Seems like they want a MacBook for people with Pixel phones. Okay. I assume it will be an ARM based system running some Android variant, if you can seamlessly launch Android apps on it. "Designed for Gemini Intelligence" is somewhat repellant - look at how poorly MS has done pushing Copilot on people. Overall I'd need way more info to know if this is a device I'd be interested in at all, but since I have a MacBook and iPhone, I don't think I'm the target market. Perhaps their ideal target market, but it seems like this would be best for people who are already knee deep in the Google ecosystem.
Most important question: can I run Lineage on it, or will this be the start of a departure of Google allowing OEM unlock on Android?
Google could make a killing if they directly competed with the MacBook Mini. People paying out $2k to run OpenClaw will care about how well Gemini or whatever runs on their hardware. Scale up the Coral accelerator they already sell.

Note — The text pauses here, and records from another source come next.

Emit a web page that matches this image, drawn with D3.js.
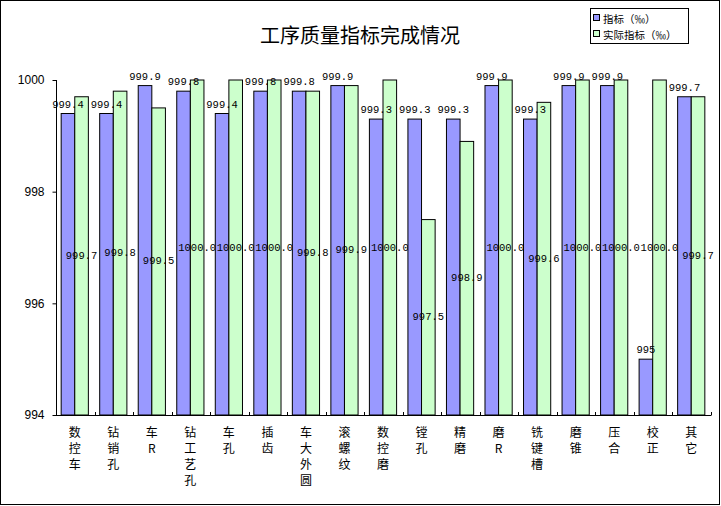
<!DOCTYPE html>
<html>
<head>
<meta charset="utf-8">
<title>工序质量指标完成情况</title>
<style>
  html, body { margin: 0; background: #fff; }
  svg { display: block; }
  text { font-family: "Noto Sans CJK SC", sans-serif; fill: #000; }
  .val { font-family: "Liberation Mono", "DejaVu Sans Mono", monospace; font-size: 10.5px; }
</style>
</head>
<body>
<svg id="chart" width="721" height="506"></svg>
<script src="https://d3js.org/d3.v7.min.js"></script>
<script>
// categories, one character per line
const categories = ['数控车', '钻销孔', '车R', '钻工艺孔', '车孔', '插齿', '车大外圆', '滚螺纹',
  '数控磨', '镗孔', '精磨', '磨R', '铣键槽', '磨锥', '压合', '校正', '其它'];
// 指标 (‰)
const target = [999.4, 999.4, 999.9, 999.8, 999.4, 999.8, 999.8, 999.9,
  999.3, 999.3, 999.3, 999.9, 999.3, 999.9, 999.9, 995, 999.7];
// 实际指标 (‰)
const actual = [999.7, 999.8, 999.5, 1000.0, 1000.0, 1000.0, 999.8, 999.9,
  1000.0, 997.5, 998.9, 1000.0, 999.6, 1000.0, 1000.0, 1000.0, 999.7];
const yTicks = [994, 996, 998, 1000];
const seriesNames = ['指标（‰）', '实际指标（‰）'];
const colors = ['#9999ff', '#ccffcc'];

const svg = d3.select('#chart');
const W = 721, H = 506;

// outer frame
svg.append('rect')
  .attr('x', 0.5).attr('y', 0.5)
  .attr('width', W - 2).attr('height', H - 2)
  .attr('fill', '#fff').attr('stroke', '#000');

// title
svg.append('text')
  .attr('x', 360).attr('y', 34)
  .attr('text-anchor', 'middle')
  .attr('dominant-baseline', 'central')
  .style('font-size', '20px')
  .text('工序质量指标完成情况');

const x = d3.scaleBand().domain(categories).range([56, 711]);
const y = d3.scaleLinear().domain([994, 1000]).range([415, 80]);
const barW = 13.6;

// bars
const g = svg.append('g');
const groups = g.selectAll('g.cat')
  .data(categories)
  .join('g')
  .attr('class', 'cat');

groups.append('rect')
  .attr('x', (d, i) => x(d) + x.bandwidth() / 2 - barW - 0.5)
  .attr('y', (d, i) => y(target[i]))
  .attr('width', barW)
  .attr('height', (d, i) => y(994) - y(target[i]))
  .attr('fill', colors[0]).attr('stroke', '#000');

groups.append('rect')
  .attr('x', (d, i) => x(d) + x.bandwidth() / 2 - 0.5)
  .attr('y', (d, i) => y(actual[i]))
  .attr('width', barW)
  .attr('height', (d, i) => y(994) - y(actual[i]))
  .attr('fill', colors[1]).attr('stroke', '#000');

// axes
const yAxis = d3.axisLeft(y).tickValues(yTicks).tickSize(4).tickFormat(d3.format('d'));
svg.append('g')
  .attr('transform', 'translate(56.5,0)')
  .call(yAxis)
  .call(a => a.select('.domain').attr('stroke', '#000').attr('d', 'M0,80V415'))
  .call(a => a.selectAll('.tick line').attr('stroke', '#000'))
  .call(a => a.selectAll('.tick text')
    .attr('x', -12)
    .style('font-family', '"Liberation Sans", Arial, sans-serif')
    .style('font-size', '12px'));

// x axis line with ticks between categories (pointing up)
const xBound = categories.map(c => x(c)).concat([x.range()[1]]);
svg.append('line')
  .attr('x1', 56).attr('x2', 711)
  .attr('y1', 415.5).attr('y2', 415.5)
  .attr('stroke', '#000');
svg.append('g').selectAll('line')
  .data(xBound)
  .join('line')
  .attr('x1', d => Math.round(d) + 0.5).attr('x2', d => Math.round(d) + 0.5)
  .attr('y1', 412).attr('y2', 415.5)
  .attr('stroke', '#000');

// category labels, stacked vertically
groups.append('text')
  .attr('text-anchor', 'middle')
  .style('font-size', '12px')
  .selectAll('tspan')
  .data(d => Array.from(d).map(ch => ({ ch, cat: d })))
  .join('tspan')
  .attr('x', d => x(d.cat) + x.bandwidth() / 2 - 0.5)
  .attr('y', (d, j) => 437 + j * 16)
  .text(d => d.ch);

// value labels
const fmtT = d => (Number.isInteger(d) ? String(d) : d.toFixed(1));
groups.append('text')
  .attr('class', 'val')
  .attr('x', (d, i) => x(d) + x.bandwidth() / 2 - barW / 2 - 0.5)
  .attr('y', (d, i) => y(target[i]) - 6)
  .attr('text-anchor', 'middle')
  .text((d, i) => fmtT(target[i]));

groups.append('text')
  .attr('class', 'val')
  .attr('x', (d, i) => x(d) + x.bandwidth() / 2 + barW / 2 - 0.5)
  .attr('y', (d, i) => (y(actual[i]) + y(994)) / 2)
  .attr('dominant-baseline', 'central')
  .attr('text-anchor', 'middle')
  .text((d, i) => actual[i].toFixed(1));

// legend
const leg = svg.append('g').attr('transform', 'translate(590,8)');
leg.append('rect')
  .attr('x', 0.5).attr('y', 0.5)
  .attr('width', 98).attr('height', 35)
  .attr('fill', '#fff').attr('stroke', '#000');
seriesNames.forEach((name, i) => {
  const ly = 10 + i * 16;
  leg.append('rect')
    .attr('x', 3.5).attr('y', ly - 3.5)
    .attr('width', 6).attr('height', 6)
    .attr('fill', colors[i]).attr('stroke', '#000');
  leg.append('text')
    .attr('x', 13).attr('y', ly)
    .attr('dominant-baseline', 'central')
    .style('font-size', '10.5px')
    .text(name);
});
</script>
</body>
</html>
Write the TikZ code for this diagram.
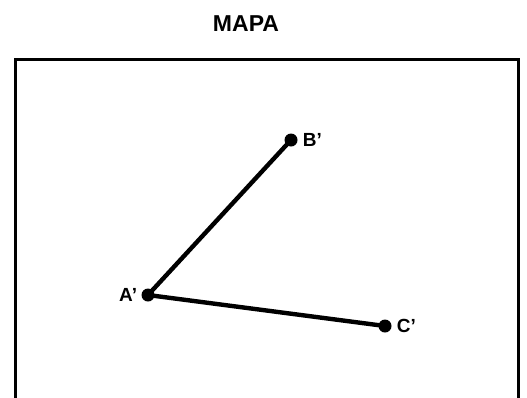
\documentclass[tikz,border=0pt]{standalone}
\usepackage{fontspec}
\setmainfont{Liberation Sans}
\usetikzlibrary{positioning}
\tikzset{
    punto/.style={circle, fill=black, inner sep=0pt, minimum size=13pt},
    etiqueta/.style={font=\fontsize{19}{21}\selectfont\bfseries, inner sep=1pt},
    titulo/.style={font=\fontsize{23}{26}\selectfont\bfseries},
    marco/.style={line width=3pt},
    lado/.style={line width=4.4pt}
}
\begin{document}
\begin{tikzpicture}[x=1pt, y=-1pt]
    \useasboundingbox (0,0) rectangle (527,397);
    \clip (0,0) rectangle (527,397);
    \node[titulo] (tit) at (246,24) {MAPA};
    \draw[marco] (15,420) -- (15,59) -- (518,59) -- (518,420);
    \node[punto] (a) at (148,295) {};
    \node[punto] (b) at (291,140) {};
    \node[punto] (c) at (385,326) {};
    \node[etiqueta, left=3pt of a] (la) {A'};
    \node[etiqueta, right=4pt of b] (lb) {B'};
    \node[etiqueta, right=4pt of c] (lc) {C'};
    \draw[lado] (a.center) -- (b.center);
    \draw[lado] (a.center) -- (c.center);
\end{tikzpicture}
\end{document}
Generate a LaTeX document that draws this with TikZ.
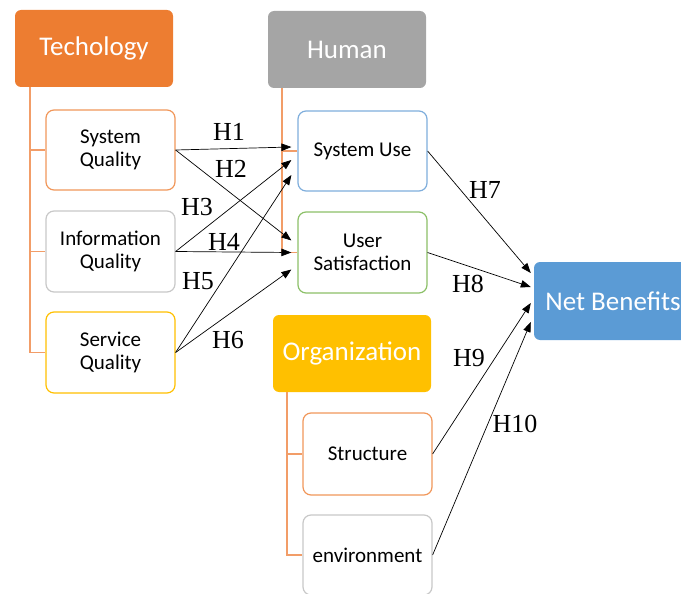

This is a landing page with basically no details, but if it’s a thin console that calls home to Google it loses on latency and privacy immediately.
Both Google and Samsung have adopted the sleek, rounded edge, sharp trackpad cutout and metal frame like Apple.
If the Macbook Neo didn't exist, both of sleek designs might of tided people away from Apple, but the price on the Neo, with the hardware polish from Apple is hard to beat if you're content with MacOS.
Top 3 comments are so negative.
Here’s my optimistic take - Google is already supplying Gemini/Gemma models for the next generation of Apple Intelligence. It makes complete sense for them to enter the hardware market.
I’d be happier if they use more on device models by optimizing their hardware for the next generation of Gemmma models.
When I saw the name, Googlebook I had my fingers crossed that Google had finally built something that could compete with the Apple MacBook. If that ad is anything to go by, this will flop and there will be no shortage of consumers who will go along for the ride.
If it ends up having ML-centric hardware, like a version of their TPUs, the story could change, especially if they don't try to keep it locked within their ecosystem. Local AI is the future.
Big Rabbit AI energy.
I can't just take generic hardware products hyped up as "AI" with software seriously. It's the new Windows button.